Já com o diagnóstico em mãos, o desinteresse do Leonardo nas aulas e as tentativas frustradas do enriquecimento curricular do aluno, foi decidido entre família, psicóloga e escola, a necessidade do avanço escolar. Esta alternativa é a última opção, quando todas as outras não suprem a necessidade da criança. Priscila Andrade explica em que situação o avanço pode ser determinado. “É importante que o especialista que realizou a identificação das altas habilidades possa construir um parecer junto a escola e a família para a averiguação de benefícios e malefícios da aceleração para aquela criança, considerando o funcionamento cognitivo, comportamental, emocional e social”, esclarece a neuropsicóloga.

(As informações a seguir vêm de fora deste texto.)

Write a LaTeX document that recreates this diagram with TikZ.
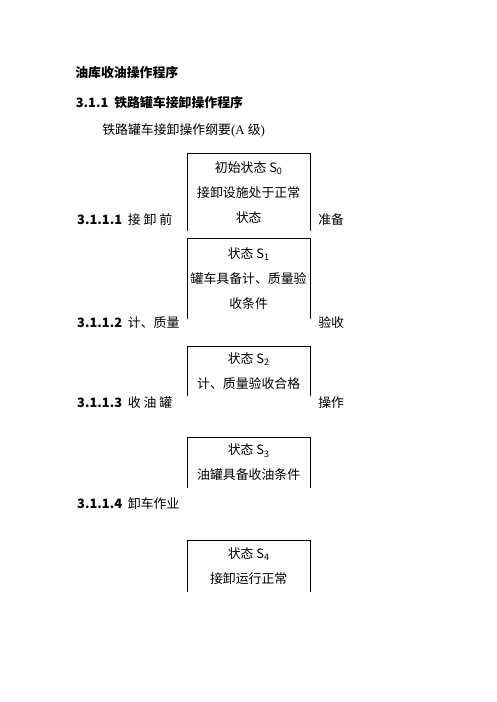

Leonardo conta que hoje, na turma em que está, consegue manter o interesse no conteúdo. “O fato de ser dois anos adiantado não me atrapalha em nada. Acompanho muito bem os conteúdos, principalmente, a área de exatas, que é a que mais gosto, e me sinto maduro para assumir aos novos desafios. Além da escola, busco estudar sobre outras áreas que tenho interesse como idiomas, por exemplo”, diz o estudante que tem se dedicado ao inglês, alemão, francês e espanhol por conta própria.
O menino apaixonado por robótica, que faz perguntas a todo tempo e não perde a chance de jogar videogame, também tem habilidades musicais. Desde os 4 anos se destaca na bateria, além de também tocar outros instrumentos de percussão e de teclas. “Educar uma criança com estas características é um desafio diário e incessante. Após passar por muitas situações difíceis, inclusive, a rejeição, hoje já conseguimos lidar bem com a situação”, completa Juliana.
Apesar das características e interesses semelhantes, Aimée e Leonardo percorreram caminhos diferentes até aqui. Nascida na Argentina e filha de uma saltenha (norte da Argentina) com um guyanês, ela mora em Natal desde 1 ano de idade. Hoje, estuda no 3º ano do Fundamental I e não foi adiantada. “Escolhemos ir acompanhando as experiências de formação dela em parceria com uma psicóloga especializada em altas habilidades, as professoras da turma, a coordenadora pedagógica e a diretora da escola. Ela não tem acelerado ainda, mas existe essa possibilidade, se mais à frente for necessário”, pontua a mãe, Ana Echazu.
Com apenas oito anos, Aimée é fluente em português, espanhol e tem um nível intermediário de inglês. Gosta bastante de línguas e se dedica a aprender japonês, italiano, tailandês e alemão de forma autônoma. Mas Aimée também gosta de outro tipo de linguagens. Há mais de dois anos, ela faz aulas de programação na escola Yadaa, de São Paulo. Lá desenvolveu o ‘Falador’, um mini app tradutor experimental e está desenvolvendo conhecimentos em python. Gosta de ciências, artes e leituras. Faz aulas de ballet e está na busca constante por um conhecimento cheio de sensibilidade.
Questionada sobre os maiores desafios que têm enfrentado, a mãe de Aimée conta alguns. “A incessante curiosidade, a inquietude após terminar as provas muito antes das outras crianças e não ter o que fazer, a necessidade de experimentar técnicas novas e compartilhá-las com a turma e uma sensibilidade grande perante a dor do/a outro/a”, finaliza Ana Echazu.